Everything from the first line down to the line containing "const pctArrays = [pctUnder6, pct6to12, pctOver12];" is to be retyped exactly, both ends included, with pictures left out.

::: Data provided :::

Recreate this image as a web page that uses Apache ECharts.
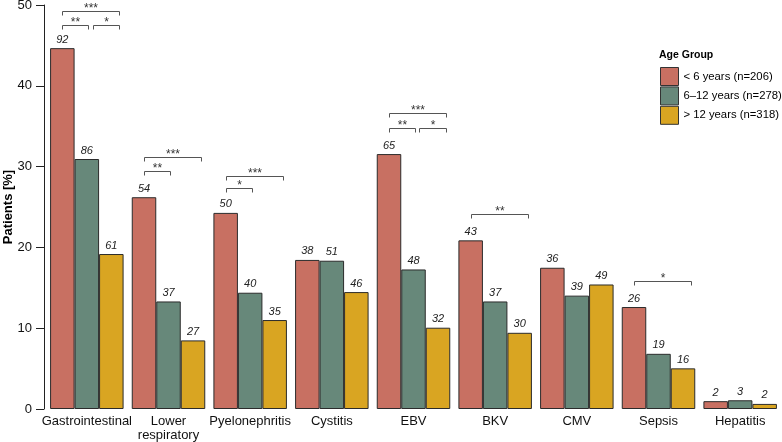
<!DOCTYPE html>
<html>
<head>
<meta charset="utf-8">
<script src="https://cdn.jsdelivr.net/npm/echarts@6/dist/echarts.min.js"></script>
<style>
html,body{margin:0;padding:0;background:#fff;}
#chart{width:782px;height:442px;}
</style>
</head>
<body>
<div id="chart"></div>
<script>
// ---- data ----
const categories = ['Gastrointestinal', 'Lower\nrespiratory', 'Pyelonephritis', 'Cystitis', 'EBV', 'BKV', 'CMV', 'Sepsis', 'Hepatitis'];
const seriesNames = ['< 6 years (n=206)', '6\u201312 years (n=278)', '> 12 years (n=318)'];
// percentages of patients
const pctUnder6 = [44.66, 26.21, 24.27, 18.45, 31.55, 20.87, 17.48, 12.62, 0.97];
const pct6to12 = [30.94, 13.31, 14.39, 18.35, 17.27, 13.31, 14.03, 6.83, 1.08];
const pctOver12 = [19.18, 8.49, 11.01, 14.47, 10.06, 9.43, 15.41, 5.03, 0.63];
// patient counts (bar labels)
const nUnder6 = [92, 54, 50, 38, 65, 43, 36, 26, 2];
const n6to12 = [86, 37, 40, 51, 48, 37, 39, 19, 3];
const nOver12 = [61, 27, 35, 46, 32, 30, 49, 16, 2];
// significance brackets: category index, from group, to group, level (%), label
const bracketCat = [0, 0, 0, 1, 1, 2, 2, 4, 4, 4, 5, 7];
const bracketFrom = [0, 0, 1, 0, 0, 0, 0, 0, 0, 1, 0, 0];
const bracketTo = [2, 1, 2, 2, 1, 2, 1, 2, 1, 2, 2, 2];
const bracketLevel = [49.3, 47.5, 47.5, 31.2, 29.45, 28.8, 27.3, 36.6, 34.75, 34.75, 24.1, 15.9];
const bracketLabel = ['***', '**', '*', '***', '**', '***', '*', '***', '**', '*', '**', '*'];
const yTicks = [0, 10, 20, 30, 40, 50];

const colors = ['#C87062', '#67887A', '#D9A522'];
const countArrays = [nUnder6, n6to12, nOver12];
const pctArrays = [pctUnder6, pct6to12, pctOver12];

const chart = echarts.init(document.getElementById('chart'), null, {renderer: 'canvas'});
const font = 'Liberation Sans, Arial, Helvetica, sans-serif';

const barSeries = pctArrays.map((arr, s) => ({
  name: seriesNames[s],
  type: 'bar',
  data: arr,
  barGap: '0%',
  barCategoryGap: '10%',
  itemStyle: {color: colors[s], borderColor: '#2b2b2b', borderWidth: 1},
  label: {
    show: true,
    position: 'top',
    distance: 3,
    fontFamily: font,
    fontSize: 11,
    fontStyle: 'italic',
    color: '#222',
    formatter: p => String(countArrays[s][p.dataIndex])
  },
  emphasis: {disabled: true},
  animation: false
}));

// slot offsets (in bar widths relative to category center) per group pair
function slotRange(from, to) {
  if (from === 0 && to === 2) return [-1.0, 1.33];
  if (from === 0 && to === 1) return [-1.0, 0.06];
  return [0.24, 1.33];
}

const bracketSeries = {
  type: 'custom',
  silent: true,
  clip: false,
  z: 10,
  animation: false,
  data: bracketCat.map((c, i) => [c, bracketLevel[i]]),
  renderItem: function (params, api) {
    const i = params.dataIndex;
    const c = api.coord([api.value(0), api.value(1)]);
    const band = api.size([1, 0])[0];
    const slot = band * 0.9 / 3;
    const r = slotRange(bracketFrom[i], bracketTo[i]);
    const x1 = Math.round(c[0] + r[0] * slot) + 0.5;
    const x2 = Math.round(c[0] + r[1] * slot) + 0.5;
    const y = Math.round(c[1]) + 0.5;
    return {
      type: 'group',
      children: [
        {
          type: 'polyline',
          shape: {points: [[x1, y + 4], [x1, y], [x2, y], [x2, y + 4]]},
          style: {stroke: '#555', lineWidth: 1, fill: null}
        },
        {
          type: 'text',
          style: {
            text: bracketLabel[i],
            x: (x1 + x2) / 2,
            y: y + 3,
            textAlign: 'center',
            textVerticalAlign: 'bottom',
            font: '12px ' + font,
            fill: '#333'
          }
        }
      ]
    };
  }
};

chart.setOption({
  backgroundColor: '#fff',
  animation: false,
  title: {
    text: 'Age Group',
    left: 659,
    top: 50,
    padding: 0,
    textStyle: {fontFamily: font, fontSize: 10.5, fontWeight: 'bold', color: '#000'}
  },
  legend: {
    data: seriesNames,
    orient: 'vertical',
    left: 660,
    top: 67,
    padding: 0,
    itemWidth: 18,
    itemHeight: 18,
    itemGap: 0.4,
    icon: 'rect',
    itemStyle: {borderColor: '#333', borderWidth: 1},
    textStyle: {fontFamily: font, fontSize: 11.3, color: '#000'},
    selectedMode: false
  },
  grid: {left: 46, right: 1, top: 5, bottom: 33, containLabel: false, outerBoundsMode: 'none'},
  xAxis: {
    type: 'category',
    data: categories,
    axisLine: {show: false},
    axisTick: {show: false},
    axisLabel: {
      interval: 0,
      margin: 5,
      fontFamily: font,
      fontSize: 13,
      lineHeight: 14,
      color: '#111'
    }
  },
  yAxis: {
    type: 'value',
    min: yTicks[0],
    max: yTicks[yTicks.length - 1],
    interval: 10,
    offset: 2,
    name: 'Patients [%]',
    nameLocation: 'middle',
    nameGap: 36,
    nameMoveOverlap: false,
    nameTextStyle: {fontFamily: font, fontSize: 13, fontWeight: 'bold', color: '#000', verticalAlign: 'middle'},
    axisLine: {show: true, lineStyle: {color: '#222', width: 1}},
    axisTick: {show: true, length: 8, lineStyle: {color: '#222'}},
    splitLine: {show: false},
    axisLabel: {margin: 12, fontFamily: font, fontSize: 13, color: '#111'}
  },
  series: barSeries.concat([bracketSeries])
});
</script>
</body>
</html>
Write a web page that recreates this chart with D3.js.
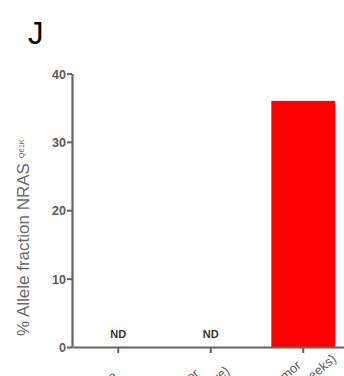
<!DOCTYPE html>
<html><head><meta charset="utf-8">
<script src="https://cdn.jsdelivr.net/npm/d3@7"></script>
<style>body{margin:0;background:#fff}svg{display:block}</style>
</head><body>
<script>
const categories = ["Baseline", "Tumor|(therapy-naive)", "Late tumor|(relapse at 12 weeks)"];
const values = [0, 0, 36];
const detected = [false, false, true];
const yTicks = [0, 10, 20, 30, 40];
const panelLetter = "J";

const W = 344, H = 376;
const FONT = "'Liberation Sans', Arial, Helvetica, sans-serif";
const svg = d3.select("body").append("svg").attr("width", W).attr("height", H)
  .style("font-family", FONT);

const x0 = 72, x1 = 349.5, yTop = 73.5, yBot = 347;
const y = d3.scaleLinear().domain([0, 40]).range([yBot, yTop]);
const x = d3.scaleBand().domain(categories).range([x0, x1]).paddingInner(0.31).paddingOuter(0.155);

const axisCol = "#636363";

svg.append("text").attr("x", 28).attr("y", 44).attr("font-size", 31).attr("fill", "#000").text(panelLetter);

// bars
svg.selectAll("rect.bar").data(categories.filter((c, i) => detected[i])).enter().append("rect")
  .attr("x", c => x(c)).attr("width", x.bandwidth())
  .attr("y", c => y(values[categories.indexOf(c)]))
  .attr("height", c => y(0) - y(values[categories.indexOf(c)]))
  .attr("fill", "#ff0000");

// ND labels
svg.selectAll("text.nd").data(categories.filter((c, i) => !detected[i])).enter().append("text")
  .attr("x", c => x(c) + x.bandwidth() / 2).attr("y", y(0) - 9)
  .attr("text-anchor", "middle").attr("font-size", 11).attr("font-weight", "bold")
  .attr("fill", "#333").text("ND");

// y axis
const ya = svg.append("g").attr("transform", `translate(${x0},0)`)
  .call(d3.axisLeft(y).tickValues(yTicks).tickSize(5).tickPadding(1).tickSizeOuter(0));
ya.select(".domain").attr("stroke", axisCol).attr("stroke-width", 2.2);
ya.selectAll(".tick line").attr("stroke", axisCol).attr("stroke-width", 2);
ya.selectAll(".tick text").attr("font-size", 12.5).attr("font-weight", "bold").attr("fill", "#5a5a5a")
  .attr("font-family", FONT).attr("dy", "0.36em");

// x axis
const xa = svg.append("g").attr("transform", `translate(0,${yBot})`)
  .call(d3.axisBottom(x).tickSize(6).tickSizeOuter(0).tickFormat(""));
xa.select(".domain").attr("stroke", axisCol).attr("stroke-width", 2.2);
xa.selectAll(".tick line").attr("stroke", axisCol).attr("stroke-width", 2);

// rotated x labels (lines centred, block centred)
const lh = 17.5;
const lab = svg.selectAll("g.xl").data(categories).enter().append("g")
  .attr("transform", c => `translate(${x(c) + x.bandwidth() / 2 - 19.5},${yBot + 46.5}) rotate(-40)`);
lab.each(function(c) {
  const lines = c.split("|");
  const n = lines.length;
  lines.forEach((l, i) => d3.select(this).append("text").attr("text-anchor", "middle")
    .attr("x", 0).attr("y", (i - (n - 1) / 2) * lh)
    .attr("font-size", 13).attr("fill", "#5f5f5f").text(l));
});

// y label
const yl = svg.append("text").attr("transform", `translate(29,336) rotate(-90)`)
  .attr("text-anchor", "start").attr("font-size", 17).attr("fill", "#6a6a6a");
yl.append("tspan").text("% Allele fraction NRAS ");
yl.append("tspan").attr("font-size", 7.5).attr("dy", -5).text("Q61K");
</script>
</body></html>
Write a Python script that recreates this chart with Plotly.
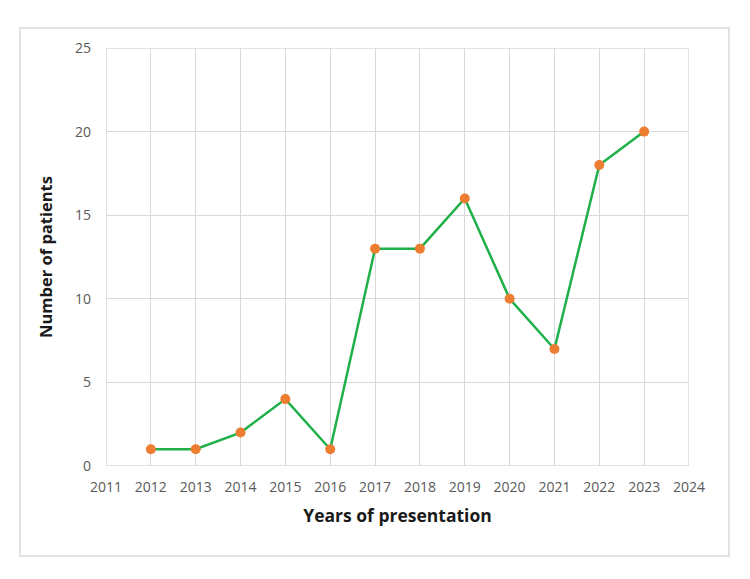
import plotly.graph_objects as go

years = [2012, 2013, 2014, 2015, 2016, 2017, 2018, 2019, 2020, 2021, 2022, 2023]
patients = [1, 1, 2, 4, 1, 13, 13, 16, 10, 7, 18, 20]
x_ticks = list(range(2011, 2025))
y_ticks = [0, 5, 10, 15, 20, 25]

fig = go.Figure()
fig.add_trace(go.Scatter(
    x=years, y=patients, mode="lines+markers",
    line=dict(color="#1fb04a", width=2.5),
    marker=dict(color="#ed7d31", size=10),
    showlegend=False,
))

font_family = "Open Sans, Segoe UI, sans-serif"
fig.update_layout(
    width=750, height=579,
    margin=dict(l=106, r=61, t=48, b=113),
    paper_bgcolor="white", plot_bgcolor="white",
    font=dict(family=font_family, color="#595959", size=14),
    xaxis=dict(
        range=[2011, 2024], tickvals=x_ticks, ticktext=[str(v) for v in x_ticks],
        showgrid=True, gridcolor="#d9d9d9", gridwidth=1,
        zeroline=False, showline=False, ticks="", ticklabelstandoff=11,
        title=dict(text="<b>Years of presentation</b>",
                   font=dict(size=17.5, color="#1a1a1a", family=font_family), standoff=14),
    ),
    yaxis=dict(
        range=[0, 25], tickvals=y_ticks,
        showgrid=True, gridcolor="#d9d9d9", gridwidth=1,
        zeroline=False, showline=False, ticks="", ticklabelstandoff=14,
        title=dict(text="<b>Number of patients</b>",
                   font=dict(size=16.5, color="#1a1a1a", family=font_family), standoff=18),
    ),
    shapes=[dict(type="rect", xref="paper", yref="paper",
                 x0=-0.1475, x1=1.0686, y0=-0.2153, y1=1.0478,
                 line=dict(color="#d9d9d9", width=1.5), layer="below")],
)
fig.add_shape(type="rect", xref="x", yref="y", x0=2011, x1=2024, y0=0, y1=25,
              line=dict(color="#d9d9d9", width=1.5), layer="below")

fig.write_html("out.html")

:::

» **Response below**
Recreate this image as a web page that uses Apache ECharts.
<!DOCTYPE html>
<html>
<head>
<meta charset="utf-8">
<script src="https://cdn.jsdelivr.net/npm/echarts@6/dist/echarts.min.js"></script>
<style>
html,body{margin:0;padding:0;background:#fff;}
#chart{width:782px;height:442px;}
</style>
</head>
<body>
<div id="chart"></div>
<script>
// ---- data ----
const categories = ['Gastrointestinal', 'Lower\nrespiratory', 'Pyelonephritis', 'Cystitis', 'EBV', 'BKV', 'CMV', 'Sepsis', 'Hepatitis'];
const seriesNames = ['< 6 years (n=206)', '6\u201312 years (n=278)', '> 12 years (n=318)'];
// percentages of patients
const pctUnder6 = [44.66, 26.21, 24.27, 18.45, 31.55, 20.87, 17.48, 12.62, 0.97];
const pct6to12 = [30.94, 13.31, 14.39, 18.35, 17.27, 13.31, 14.03, 6.83, 1.08];
const pctOver12 = [19.18, 8.49, 11.01, 14.47, 10.06, 9.43, 15.41, 5.03, 0.63];
// patient counts (bar labels)
const nUnder6 = [92, 54, 50, 38, 65, 43, 36, 26, 2];
const n6to12 = [86, 37, 40, 51, 48, 37, 39, 19, 3];
const nOver12 = [61, 27, 35, 46, 32, 30, 49, 16, 2];
// significance brackets: category index, from group, to group, level (%), label
const bracketCat = [0, 0, 0, 1, 1, 2, 2, 4, 4, 4, 5, 7];
const bracketFrom = [0, 0, 1, 0, 0, 0, 0, 0, 0, 1, 0, 0];
const bracketTo = [2, 1, 2, 2, 1, 2, 1, 2, 1, 2, 2, 2];
const bracketLevel = [49.3, 47.5, 47.5, 31.2, 29.45, 28.8, 27.3, 36.6, 34.75, 34.75, 24.1, 15.9];
const bracketLabel = ['***', '**', '*', '***', '**', '***', '*', '***', '**', '*', '**', '*'];
const yTicks = [0, 10, 20, 30, 40, 50];

const colors = ['#C87062', '#67887A', '#D9A522'];
const countArrays = [nUnder6, n6to12, nOver12];
const pctArrays = [pctUnder6, pct6to12, pctOver12];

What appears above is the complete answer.